Home > Holodomor | Ukrainophobia | Demjanjuk | d&d (Furman, Odynsky, Katriuk) | Zuzak Letters |

CMHR | 03Jul2012 | Stuart Murray
http://humanrightsmuseum.ca/about-museum/speeches-our-museum-leaders/speech-delivered-president-and-ceo-stuart-murray-memorial

Speech delivered by President and CEO Stuart Murray at the Memorial in Commemoration of Famines' Victims in Ukraine, July 3, 2012, Kyiv, Ukraine

Thank you for the kind introduction.  Thank you, all, for having us here in this magnificent city and making us feel so genuinely welcome in your beautiful country.  This is a great day for the Canadian Museum for Human Rights. It is a great day for Ukraine and it is a great day for Canada.

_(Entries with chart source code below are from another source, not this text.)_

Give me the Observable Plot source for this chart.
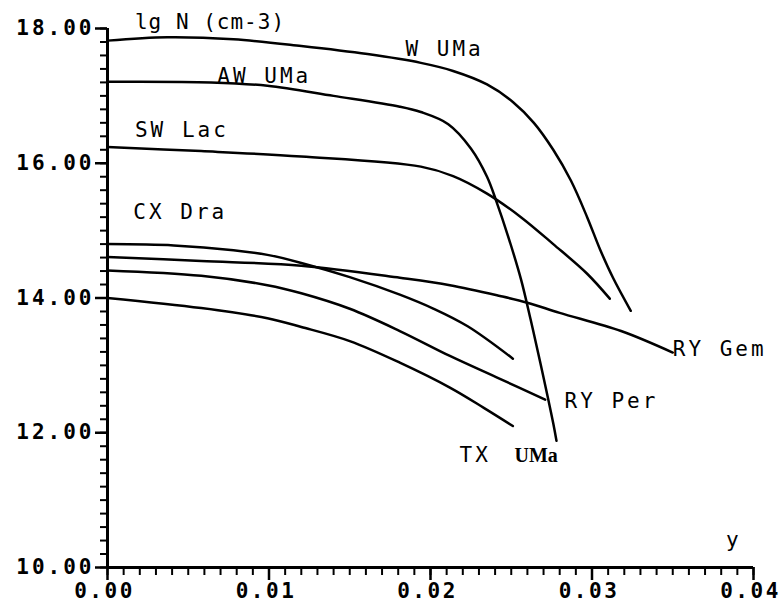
<!DOCTYPE html>
<html>
<head>
<meta charset="utf-8">
<script src="https://cdn.jsdelivr.net/npm/d3@7"></script>
<script src="https://cdn.jsdelivr.net/npm/@observablehq/plot@0.6"></script>
<style>
  html, body { margin: 0; padding: 0; background: #fff; }
  #chart svg { display: block; }
  #chart svg text { letter-spacing: 3px; }
</style>
</head>
<body>
<div id="chart"></div>
<script>
// ---- data ----
const seriesNames = ["W UMa", "AW UMa", "SW Lac", "CX Dra", "RY Gem", "RY Per", "TX UMa"];

const wumaX = [0, 0.0037, 0.0078, 0.012, 0.0161, 0.0194, 0.0214, 0.0235, 0.0251, 0.0264, 0.0276, 0.0287, 0.0297, 0.0305, 0.0313, 0.0324];
const wumaY = [17.82, 17.87, 17.84, 17.74, 17.62, 17.49, 17.37, 17.17, 16.91, 16.60, 16.20, 15.74, 15.20, 14.72, 14.30, 13.81];

const awumaX = [0, 0.0064, 0.0099, 0.014, 0.0181, 0.0194, 0.0211, 0.0225, 0.0235, 0.0241, 0.0248, 0.0256, 0.0262, 0.0268, 0.0276, 0.0278];
const awumaY = [17.21, 17.20, 17.15, 17.00, 16.84, 16.76, 16.58, 16.22, 15.80, 15.42, 14.92, 14.28, 13.68, 13.04, 12.14, 11.88];

const swlacX = [0, 0.0058, 0.012, 0.0194, 0.0214, 0.0235, 0.0256, 0.0276, 0.0297, 0.0311];
const swlacY = [16.24, 16.18, 16.10, 15.95, 15.81, 15.55, 15.20, 14.80, 14.36, 13.99];

const cxdraX = [0, 0.0041, 0.0078, 0.0099, 0.012, 0.015, 0.0181, 0.0202, 0.0223, 0.0251];
const cxdraY = [14.80, 14.78, 14.71, 14.64, 14.52, 14.31, 14.05, 13.84, 13.58, 13.10];

const rygemX = [0, 0.0058, 0.012, 0.0181, 0.0212, 0.0243, 0.026, 0.028, 0.0318, 0.035];
const rygemY = [14.61, 14.55, 14.48, 14.30, 14.19, 14.03, 13.93, 13.78, 13.51, 13.19];

const ryperX = [0, 0.0058, 0.0099, 0.012, 0.015, 0.0181, 0.0212, 0.0243, 0.0271];
const ryperY = [14.41, 14.33, 14.19, 14.07, 13.84, 13.51, 13.14, 12.80, 12.49];

const txumaX = [0, 0.0058, 0.0099, 0.012, 0.015, 0.0181, 0.0212, 0.0233, 0.0251];
const txumaY = [14.00, 13.85, 13.70, 13.57, 13.36, 13.04, 12.67, 12.37, 12.10];

// axis ticks
const xDomain = [0, 0.04];
const yDomain = [10, 18];
const xMajorTicks = [0, 0.01, 0.02, 0.03, 0.04];
const yMajorTicks = [10, 12, 14, 16, 18];
const xMinorTicks = d3.range(0, 41).map(i => i / 1000);
const yMinorTicks = d3.range(0, 41).map(i => 10 + i * 0.2);

// in-plot labels (text, anchor in data coordinates)
const labelText = ["lg N (cm-3)", "W UMa", "AW UMa", "SW Lac", "CX Dra", "RY Gem", "RY Per", "TX", "y"];
const labelX    = [0.0017, 0.01845, 0.0068, 0.0017, 0.0016, 0.0350, 0.0283, 0.0218, 0.0383];
const labelY    = [17.99, 17.59, 17.19, 16.39, 15.17, 13.14, 12.36, 11.57, 10.31];
const serifLabelText = ["UMa"];
const serifLabelX = [0.0252];
const serifLabelY = [11.57];

// ---- build tables ----
const seriesX = [wumaX, awumaX, swlacX, cxdraX, rygemX, ryperX, txumaX];
const seriesY = [wumaY, awumaY, swlacY, cxdraY, rygemY, ryperY, txumaY];
const rows = [];
seriesNames.forEach((name, i) => {
  seriesX[i].forEach((x, j) => rows.push({series: name, x, y: seriesY[i][j]}));
});
const labels = labelText.map((t, i) => ({t, x: labelX[i], y: labelY[i]}));
const serifLabels = serifLabelText.map((t, i) => ({t, x: serifLabelX[i], y: serifLabelY[i]}));

const mono = "'DejaVu Sans Mono', monospace";

const chart = Plot.plot({
  width: 783,
  height: 605,
  marginLeft: 107,
  marginRight: 30,
  marginTop: 28,
  marginBottom: 38,
  x: {domain: xDomain},
  y: {domain: yDomain},
  style: {background: "white", color: "black", fontFamily: mono, overflow: "visible"},
  marks: [
    // minor ticks
    Plot.axisX({ticks: xMinorTicks, tickSize: 8, strokeWidth: 2, tickFormat: () => "", label: null}),
    Plot.axisY({ticks: yMinorTicks, tickSize: 7, strokeWidth: 2, tickFormat: () => "", label: null}),
    // major ticks with labels
    Plot.axisX({ticks: xMajorTicks, tickSize: 13, tickPadding: 3, strokeWidth: 2.5,
      tickFormat: d => d.toFixed(2), label: null,
      fontSize: 21, fontWeight: "bold", fontFamily: mono}),
    Plot.axisY({ticks: yMajorTicks, tickSize: 12, tickPadding: 1, strokeWidth: 2.5,
      tickFormat: d => d.toFixed(2), label: null,
      fontSize: 21, fontWeight: "bold", fontFamily: mono}),
    // axis lines
    Plot.ruleY([yDomain[0]], {strokeWidth: 3}),
    Plot.ruleX([xDomain[0]], {strokeWidth: 3}),
    // curves
    Plot.line(rows, {x: "x", y: "y", z: "series", stroke: "black", strokeWidth: 2.5, curve: "catmull-rom"}),
    // labels
    Plot.text(labels, {x: "x", y: "y", text: "t", textAnchor: "start", lineAnchor: "bottom",
      fontSize: 21, fontFamily: mono, fill: "black"}),
    Plot.text(serifLabels, {x: "x", y: "y", text: "t", textAnchor: "start", lineAnchor: "bottom",
      fontSize: 20, fontFamily: "'Liberation Serif', 'DejaVu Serif', serif", fontWeight: "bold", fill: "black"})
  ]
});
document.getElementById("chart").appendChild(chart);

// per-label letter spacing tweaks
const xTickLabels = new Set(xMajorTicks.map(d => d.toFixed(2)));
d3.select(chart).selectAll("text").each(function() {
  const t = this.textContent;
  if (t === "lg N (cm-3)") this.style.letterSpacing = "1px";
  if (t === "UMa" && this.closest("g[font-weight='bold']")) this.style.letterSpacing = "0px";
  if (xTickLabels.has(t) && !this.closest("g[aria-label='y-axis tick label']")) {
    this.style.letterSpacing = "2.5px";
    this.setAttribute("dx", "-3");
  }
});
</script>
</body>
</html>
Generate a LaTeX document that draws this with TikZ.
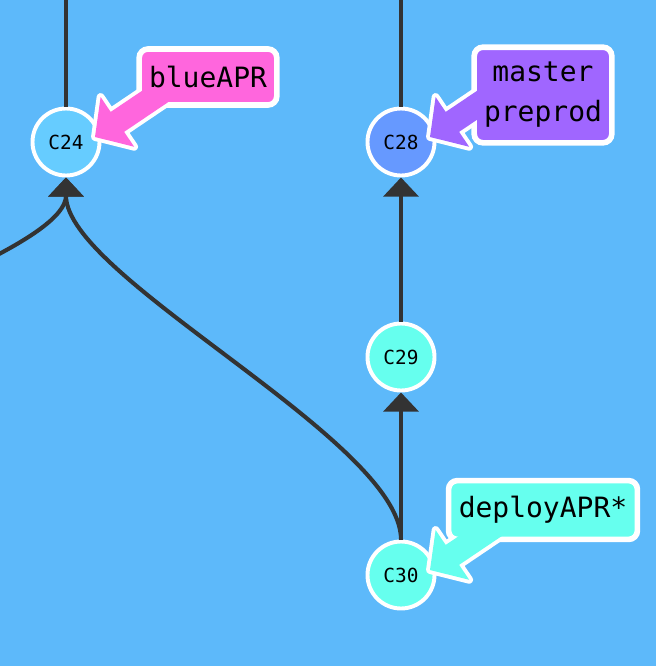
\documentclass[tikz,border=0pt]{standalone}
\usepackage{fontspec}
\setmonofont{DejaVu Sans Mono}
\usepackage{tikz}
\usetikzlibrary{arrows.meta}
\definecolor{bgblue}{RGB}{93,185,250}
\definecolor{edgegray}{RGB}{51,51,51}
\definecolor{skyfill}{RGB}{102,204,255}
\definecolor{periwinkle}{RGB}{102,153,255}
\definecolor{aquafill}{RGB}{102,255,238}
\definecolor{pinkfill}{RGB}{255,102,221}
\definecolor{purplefill}{RGB}{160,102,255}
\tikzset{
	commitstyle/.style={circle,draw=white,line width=2.8pt,minimum size=1.675cm,inner sep=0pt,font=\ttfamily\fontsize{13.8}{16}\selectfont},
	branchstyle/.style={rectangle,rounded corners=0.22cm,draw=white,line width=4pt,inner sep=0pt},
	labelstyle/.style={align=center,inner sep=0pt,font=\ttfamily\fontsize{19.9}{28.5}\selectfont},
	edgestyle/.style={draw=edgegray,line width=2.9pt},
	parentstyle/.style={edgestyle,-{Triangle[width=0.875cm,length=0.48cm]}},
	calloutline/.style={draw=white,line width=5.6pt,line join=round}
}
\begin{document}
\begin{tikzpicture}[x=0.025cm,y=-0.025cm]
		\useasboundingbox (0,0) rectangle (656,666);
		\fill[bgblue] (0,0) rectangle (656,666);
		\clip (0,0) rectangle (656,666);
		\node[commitstyle,fill=skyfill] (c24) at (66,142) {C24};
		\node[commitstyle,fill=periwinkle] (c28) at (401,142) {C28};
		\node[commitstyle,fill=aquafill] (c29) at (401,357) {C29};
		\node[commitstyle,fill=aquafill] (c30) at (401,575) {C30};
		\coordinate (c22) at (66,-80);
		\coordinate (c27) at (401,-80);
		\coordinate (c23) at (-568,540);
		\draw[edgestyle] (c24)--(c22);
		\draw[edgestyle] (c28)--(c27);
		\draw[parentstyle] (c29)--(c28);
		\draw[parentstyle] (c30)--(c29);
		\draw[parentstyle] (c30) .. controls (401,440) and (66,278) .. (c24);
		\draw[parentstyle] (c23) .. controls (-568,440) and (66,278) .. (c24);
		\path[calloutline,shift={(c24.center)},shift={(29,-5)},rotate=34] (0,0)--(27,-30)--(27,-12)--(95,-12)--(95,12)--(27,12)--(27,30)--cycle;
		\path[calloutline,shift={(c28.center)},shift={(29,-5)},rotate=34] (0,0)--(27,-30)--(27,-12)--(95,-12)--(95,12)--(27,12)--(27,30)--cycle;
		\path[calloutline,shift={(c30.center)},shift={(29,-5)},rotate=34] (0,0)--(27,-30)--(27,-12)--(95,-12)--(95,12)--(27,12)--(27,30)--cycle;
		\node[branchstyle,fill=pinkfill,minimum width=3.44cm,minimum height=1.40cm] (blueapr) at (208,77) {};
		\node[branchstyle,fill=purplefill,minimum width=3.44cm,minimum height=2.39cm] (master) at (543,95) {};
		\node[branchstyle,fill=aquafill,minimum width=4.72cm,minimum height=1.47cm] (deployapr) at (543,510) {};
		\fill[pinkfill,shift={(c24.center)},shift={(29,-5)},rotate=34] (0,0)--(27,-30)--(27,-12)--(95,-12)--(95,12)--(27,12)--(27,30)--cycle;
		\fill[purplefill,shift={(c28.center)},shift={(29,-5)},rotate=34] (0,0)--(27,-30)--(27,-12)--(95,-12)--(95,12)--(27,12)--(27,30)--cycle;
		\fill[aquafill,shift={(c30.center)},shift={(29,-5)},rotate=34] (0,0)--(27,-30)--(27,-12)--(95,-12)--(95,12)--(27,12)--(27,30)--cycle;
		\node[labelstyle] (blueapr text) at (blueapr) {blueAPR};
		\node[labelstyle] (master text) at (master) {master\\preprod};
		\node[labelstyle] (deployapr text) at (deployapr) {deployAPR*};
		\end{tikzpicture}
\end{document}
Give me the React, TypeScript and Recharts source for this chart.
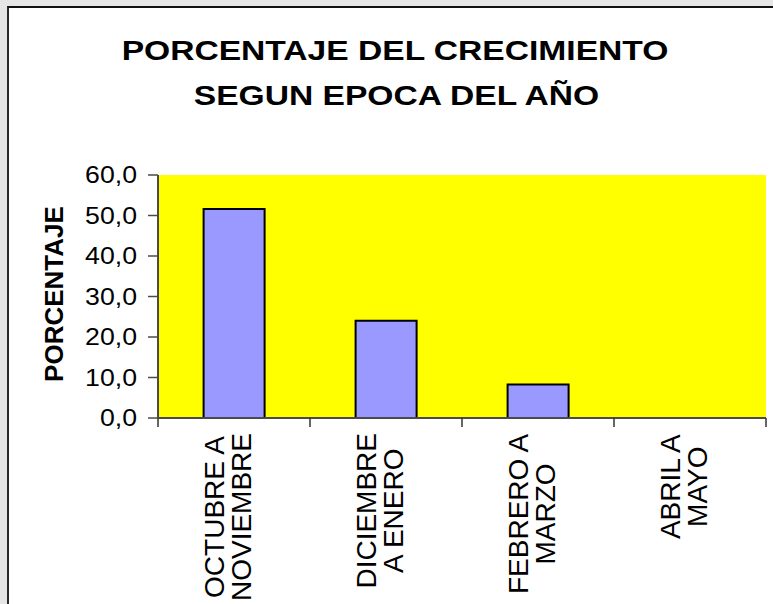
import React from 'react';
import { BarChart, Bar, XAxis, YAxis, CartesianGrid } from 'recharts';

const categories = ['OCTUBRE A NOVIEMBRE', 'DICIEMBRE A ENERO', 'FEBRERO A MARZO', 'ABRIL A MAYO'];
const categoryLines = [
  ['OCTUBRE A', 'NOVIEMBRE'],
  ['DICIEMBRE', 'A ENERO'],
  ['FEBRERO A', 'MARZO'],
  ['ABRIL A', 'MAYO'],
];
const percentages = [51.6, 24.0, 8.3, 0.0];
const yTicks = [0, 10, 20, 30, 40, 50, 60];
const titleLines = ['PORCENTAJE DEL CRECIMIENTO', 'SEGUN EPOCA DEL AÑO'];
const yAxisTitle = 'PORCENTAJE';

const data = categories.map((name, i) => ({ name, value: percentages[i] }));

const FONT = '"Liberation Sans", Arial, Helvetica, sans-serif';

let ctx: CanvasRenderingContext2D | null = null;
function measure(text: string, size: number, weight = 'normal') {
  if (!ctx) ctx = document.createElement('canvas').getContext('2d');
  if (!ctx) return text.length * size * 0.6;
  ctx.font = `${weight} ${size}px "Liberation Sans", Arial`;
  return ctx.measureText(text).width;
}

const X_FS = 28;
const X_LH = 27;

const XTick = (props: any) => {
  const { x, y, payload } = props;
  const idx = categories.indexOf(payload.value);
  const lines = categoryLines[idx] || [String(payload.value)];
  const half = typeof payload.offset === 'number' && payload.offset > 0 ? payload.offset : 76;
  const maxLen = Math.max(...lines.map((l) => measure(l, X_FS)));
  const top = y + 15;
  const cx = x - 7;
  const isLast = idx === categories.length - 1;
  return (
    <g>
      <line x1={x - half} x2={x - half} y1={y} y2={y + 9} stroke="#333" strokeWidth={1.5} />
      {isLast && <line x1={x + half} x2={x + half} y1={y} y2={y + 9} stroke="#333" strokeWidth={1.5} />}
      {lines.map((l, i) => {
        const colC = cx + (i - (lines.length - 1) / 2) * X_LH;
        const bx = colC + 0.358 * X_FS;
        return (
          <text
            key={i}
            transform={`translate(${bx},${top + maxLen / 2}) rotate(-90)`}
            textAnchor="middle"
            fontSize={X_FS}
            fontFamily={FONT}
            fill="#000"
          >
            {l}
          </text>
        );
      })}
    </g>
  );
};

const YTick = (props: any) => {
  const { x, y, payload } = props;
  const label = Number(payload.value).toFixed(1).replace('.', ',');
  return (
    <text
      transform={`translate(${x},${y + 8.3}) scale(1.16,1)`}
      textAnchor="end"
      fontSize={23}
      fontFamily={FONT}
      fill="#000"
    >
      {label}
    </text>
  );
};

export default function App() {
  return (
    <div
      style={{
        position: 'absolute',
        left: 0,
        top: 0,
        width: 773,
        height: 604,
        overflow: 'hidden',
        background: '#e6e6e6',
      }}
    >
      <div
        style={{
          position: 'absolute',
          left: 7,
          top: 6,
          width: 766,
          height: 598,
          boxSizing: 'border-box',
          background: '#ffffff',
          borderLeft: '2px solid #2a2a2a',
          borderTop: '2px solid #111111',
        }}
      />
      <div style={{ position: 'absolute', left: 0, top: 0 }}>
        <BarChart
          width={773}
          height={604}
          data={data}
          margin={{ top: 175, right: 7, bottom: 0, left: 0 }}
          barCategoryGap="30%"
        >
          <CartesianGrid fill="#ffff00" horizontal={false} vertical={false} />
          <XAxis
            xAxisId="top"
            dataKey="name"
            orientation="top"
            height={0}
            tick={false}
            tickLine={false}
            axisLine={{ stroke: '#8c8c8c', strokeWidth: 2 }}
          />
          <YAxis
            yAxisId="right"
            orientation="right"
            width={0}
            domain={[0, 60]}
            tick={false}
            tickLine={false}
            axisLine={{ stroke: '#8c8c8c', strokeWidth: 2 }}
          />
          <XAxis
            dataKey="name"
            height={186}
            interval={0}
            tickSize={0}
            tickMargin={0}
            tickLine={false}
            axisLine={{ stroke: '#4a4a4a', strokeWidth: 2 }}
            tick={<XTick />}
          />
          <YAxis
            width={158}
            type="number"
            domain={[0, 60]}
            ticks={yTicks}
            interval={0}
            tickSize={10}
            tickMargin={11}
            tickLine={{ stroke: '#4a4a4a', strokeWidth: 1.5 }}
            axisLine={{ stroke: '#4a4a4a', strokeWidth: 2 }}
            tick={<YTick />}
            label={{
              content: () => (
                <text
                  transform="translate(63,294) rotate(-90)"
                  textAnchor="middle"
                  fontSize={26}
                  fontWeight="bold"
                  fontFamily={FONT}
                  fill="#000"
                >
                  {yAxisTitle}
                </text>
              ),
            }}
          />
          <Bar
            dataKey="value"
            fill="#9999ff"
            stroke="#000000"
            strokeWidth={2}
            isAnimationActive={false}
          />
        </BarChart>
      </div>
      <svg
        width={773}
        height={604}
        style={{ position: 'absolute', left: 0, top: 0, pointerEvents: 'none' }}
      >
        <text
          transform="translate(395,59.5) scale(1.2,1)"
          textAnchor="middle"
          fontSize={28}
          fontWeight="bold"
          fontFamily={FONT}
          fill="#000"
        >
          {titleLines[0]}
        </text>
        <text
          transform="translate(396.5,105) scale(1.2,1)"
          textAnchor="middle"
          fontSize={28}
          fontWeight="bold"
          fontFamily={FONT}
          fill="#000"
        >
          {titleLines[1]}
        </text>
      </svg>
    </div>
  );
}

Today we enter a new agreement, a new partnership, but we build that partnership on the foundation of a relationship that has endured for generations.  There is tremendous kinship between Canada and Ukraine. It is a kinship that has shaped and enriched Canada, in particular in the very heart of our country -- in Winnipeg -- where the Canadian Museum for Human Rights has its home.

The Memorandum of Understanding we have signed today marks the very first official partnership between the Canadian Museum of Human Rights and an international museum. As an institution we aspire to forge many partnerships, but it is eminently fitting that Ukraine is the very first. 

We must acknowledge the impact Ukrainians have had in weaving the cultural and social fabric of Canada.  It is not just that Canada is home to the third-largest Ukrainian population in the world after Ukraine and Russia; it’s that Ukrainians have made an indelible mark on every facet of Canadian society that today helps define the whole of Canada.

On the Canadian prairies, where the Museum is located, all three of our provinces have had Ukrainian-Canadian leaders. (Filmon, Romanow, Stelmach). Our country’s 24th Governor General, the Right Honourable Ramon Hnatyshyn, also came from the Prairies.  In Winnipeg, where the Museum has its home, the first Ukrainian-Canadian ever elected to public office in our city also went on to become the best-known and longest-serving mayor in Winnipeg’s history. It’s a record that still stands. 

July 1 marks an important, country-wide celebration that we call Canada Day. July 1 is also marked an important, country-wide celebration that we call the Euro Cup final. And what a privilege it is to be in Kyiv at a time you are welcoming not just Europe but the world to Ukraine for an event that is truly global in scope.  Canadians have watched closely since the tournament started, as have football fans around the globe. We at the Museum feel tremendously fortunate to have been able to share in the celebrations. As international friends, please let us commend you on a job well done.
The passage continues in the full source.